## Given exercise
Print the listing from its top line through the line containing "CartesianGrid, Legend, LabelList", nothing more, and leave out the pictures.
━━━ Given data
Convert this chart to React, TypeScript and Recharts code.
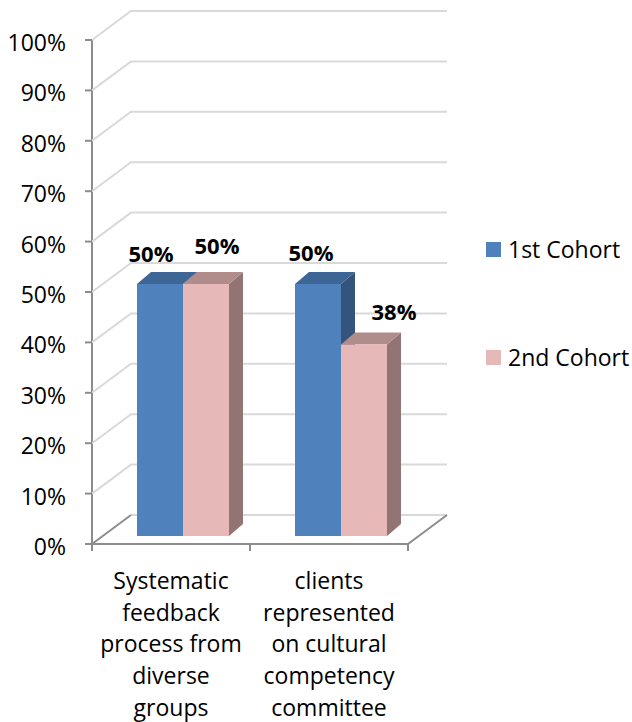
import React from 'react';
import { BarChart, Bar, XAxis, YAxis, CartesianGrid, Legend, LabelList } from 'recharts';

const categories = ['Systematic feedback process from diverse groups', 'clients represented on cultural competency committee'];
const categoryLines = [
  ['Systematic', 'feedback', 'process from', 'diverse', 'groups'],
  ['clients', 'represented', 'on cultural', 'competency', 'committee'],
];
const firstCohort = [50, 50];
const secondCohort = [50, 38];
const yTicks = [0, 10, 20, 30, 40, 50, 60, 70, 80, 90, 100];

const data = categories.map((name, i) => ({
  name,
  first: firstCohort[i],
  second: secondCohort[i],
}));

// plot area = plane of the bar fronts
const W = 632;
const H = 722;
const PLOT = { left: 104, top: 32, width: 316, height: 504 };
const FRONT = { dx: -12, dy: 8 }; // axis plane relative to bar plane
const BACK = { dx: 27, dy: -21 }; // back wall relative to bar plane
const DEPTH = { dx: 14, dy: -12 }; // bar depth

const FONT = '"Open Sans", sans-serif';
const TEXT_SIZE = 23;
const GRID = '#d9d9d9';
const AXIS = '#8c8c8c';

const blue = { front: '#4f81bd', top: '#3d6595', side: '#34547c' };
const pink = { front: '#e6b9b8', top: '#b08d8b', side: '#927473' };

// label offsets from the bar's front top-center (as Excel places them)
const blueLabelOffsets = [
  [-9, -31],
  [-7, -32],
];
const pinkLabelOffsets = [
  [11, -39],
  [30, -33],
];

function bar3d(colors: typeof blue) {
  return (props: any) => {
    const { x, y, width, height } = props;
    const d = DEPTH;
    return (
      <g>
        <polygon
          points={`${x + width},${y} ${x + width + d.dx},${y + d.dy} ${x + width + d.dx},${y + height + d.dy} ${x + width},${y + height}`}
          fill={colors.side}
        />
        <polygon
          points={`${x},${y} ${x + d.dx},${y + d.dy} ${x + width + d.dx},${y + d.dy} ${x + width},${y}`}
          fill={colors.top}
        />
        <rect x={x} y={y} width={width} height={height} fill={colors.front} />
      </g>
    );
  };
}

function label(offsets: number[][]) {
  return (props: any) => {
    const { x, y, width, value, index } = props;
    const [ox, oy] = offsets[index] || [0, -32];
    return (
      <text
        x={x + width / 2 + ox}
        y={y + oy}
        textAnchor="middle"
        dominantBaseline="central"
        fontFamily={FONT}
        fontWeight="bold"
        fontSize={22}
        fill="#000"
      >
        {`${value}%`}
      </text>
    );
  };
}

function gridLine(props: any) {
  const { x1, x2, y1 } = props;
  const bottom = PLOT.top + PLOT.height;
  const fx = x1 + FRONT.dx;
  const fy = y1 + FRONT.dy;
  const isFloor = Math.abs(y1 - bottom) < 1;
  const backPath = `M${fx},${fy} L${x1 + BACK.dx},${y1 + BACK.dy} L${x2 + BACK.dx},${y1 + BACK.dy}`;
  if (!isFloor) {
    return (
      <g key={props.key}>
        <path d={backPath} stroke={GRID} strokeWidth={2} fill="none" />
        <line x1={fx - 7} y1={fy} x2={fx} y2={fy} stroke={AXIS} strokeWidth={2} />
      </g>
    );
  }
  const rx = x2 + FRONT.dx;
  const mid = (fx + rx) / 2;
  return (
    <g key={props.key}>
      <line x1={x1 + BACK.dx} y1={y1 + BACK.dy} x2={x2 + BACK.dx} y2={y1 + BACK.dy} stroke={GRID} strokeWidth={2} />
      <line x1={fx} y1={fy} x2={x1 + BACK.dx} y2={y1 + BACK.dy} stroke={AXIS} strokeWidth={2} />
      <line x1={rx} y1={fy} x2={x2 + BACK.dx} y2={y1 + BACK.dy} stroke={AXIS} strokeWidth={2} />
      <line x1={fx} y1={fy} x2={rx} y2={fy} stroke={AXIS} strokeWidth={2} />
      <line x1={fx} y1={PLOT.top + FRONT.dy} x2={fx} y2={fy} stroke={AXIS} strokeWidth={2} />
      <line x1={fx - 7} y1={fy} x2={fx} y2={fy} stroke={AXIS} strokeWidth={2} />
      {[fx, mid, rx].map((tx) => (
        <line key={tx} x1={tx} y1={fy} x2={tx} y2={fy + 7} stroke={AXIS} strokeWidth={2} />
      ))}
    </g>
  );
}

function YTick(props: any) {
  const { y, payload } = props;
  return (
    <text
      x={PLOT.left + FRONT.dx - 26}
      y={y + FRONT.dy + 2}
      textAnchor="end"
      dominantBaseline="central"
      fontFamily={FONT}
      fontSize={TEXT_SIZE}
      fill="#000"
    >
      {`${payload.value}%`}
    </text>
  );
}

function XTick(props: any) {
  const { x, y, index } = props;
  const lines = categoryLines[index] || [];
  return (
    <text
      x={x + FRONT.dx}
      y={y + 44}
      textAnchor="middle"
      dominantBaseline="central"
      fontFamily={FONT}
      fontSize={TEXT_SIZE}
      fill="#000"
    >
      {lines.map((l, i) => (
        <tspan key={i} x={x + FRONT.dx} y={y + 44 + i * 31.7}>
          {l}
        </tspan>
      ))}
    </text>
  );
}

function LegendBox(props: any) {
  const items = props.payload || [];
  return (
    <div style={{ position: 'relative', width: 146, height: 130 }}>
      {items.map((it: any, i: number) => (
        <div
          key={it.value}
          style={{ position: 'absolute', left: 0, top: i * 108, display: 'flex', alignItems: 'center', height: 16 }}
        >
          <span style={{ width: 15, height: 15, background: it.color, display: 'inline-block', flex: 'none' }} />
          <span style={{ marginLeft: 7, fontFamily: FONT, fontSize: TEXT_SIZE, color: '#000', whiteSpace: 'nowrap' }}>
            {it.value}
          </span>
        </div>
      ))}
    </div>
  );
}

export default function App() {
  const yAxisWidth = 60;
  const xAxisHeight = 150;
  return (
    <div style={{ position: 'absolute', left: 0, top: 0, width: W, height: H, background: '#fff' }}>
      <BarChart
        width={W}
        height={H}
        data={data}
        barGap={0}
        barSize={46}
        margin={{
          top: PLOT.top,
          left: PLOT.left - yAxisWidth,
          right: W - PLOT.left - PLOT.width,
          bottom: H - PLOT.top - PLOT.height - xAxisHeight,
        }}
      >
        <CartesianGrid vertical={false} horizontal={gridLine} />
        <XAxis
          dataKey="name"
          height={xAxisHeight}
          axisLine={false}
          tickLine={false}
          tickSize={0}
          tickMargin={0}
          interval={0}
          tick={<XTick />}
        />
        <YAxis
          width={yAxisWidth}
          domain={[0, 100]}
          ticks={yTicks}
          axisLine={false}
          tickLine={false}
          tick={<YTick />}
        />
        <Legend
          layout="horizontal"
          verticalAlign="middle"
          align="center"
          content={<LegendBox />}
          wrapperStyle={{ left: 486, top: 241, width: 146 }}
        />
        <Bar dataKey="first" name="1st Cohort" fill={blue.front} shape={bar3d(blue)} isAnimationActive={false}>
          <LabelList dataKey="first" content={label(blueLabelOffsets)} />
        </Bar>
        <Bar dataKey="second" name="2nd Cohort" fill={pink.front} shape={bar3d(pink)} isAnimationActive={false}>
          <LabelList dataKey="second" content={label(pinkLabelOffsets)} />
        </Bar>
      </BarChart>
    </div>
  );
}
━━━━━━
## Full output
Convert this chart to React, TypeScript and Recharts code.
import React from 'react';
import { BarChart, Bar, XAxis, YAxis, CartesianGrid, Legend, LabelList } from 'recharts';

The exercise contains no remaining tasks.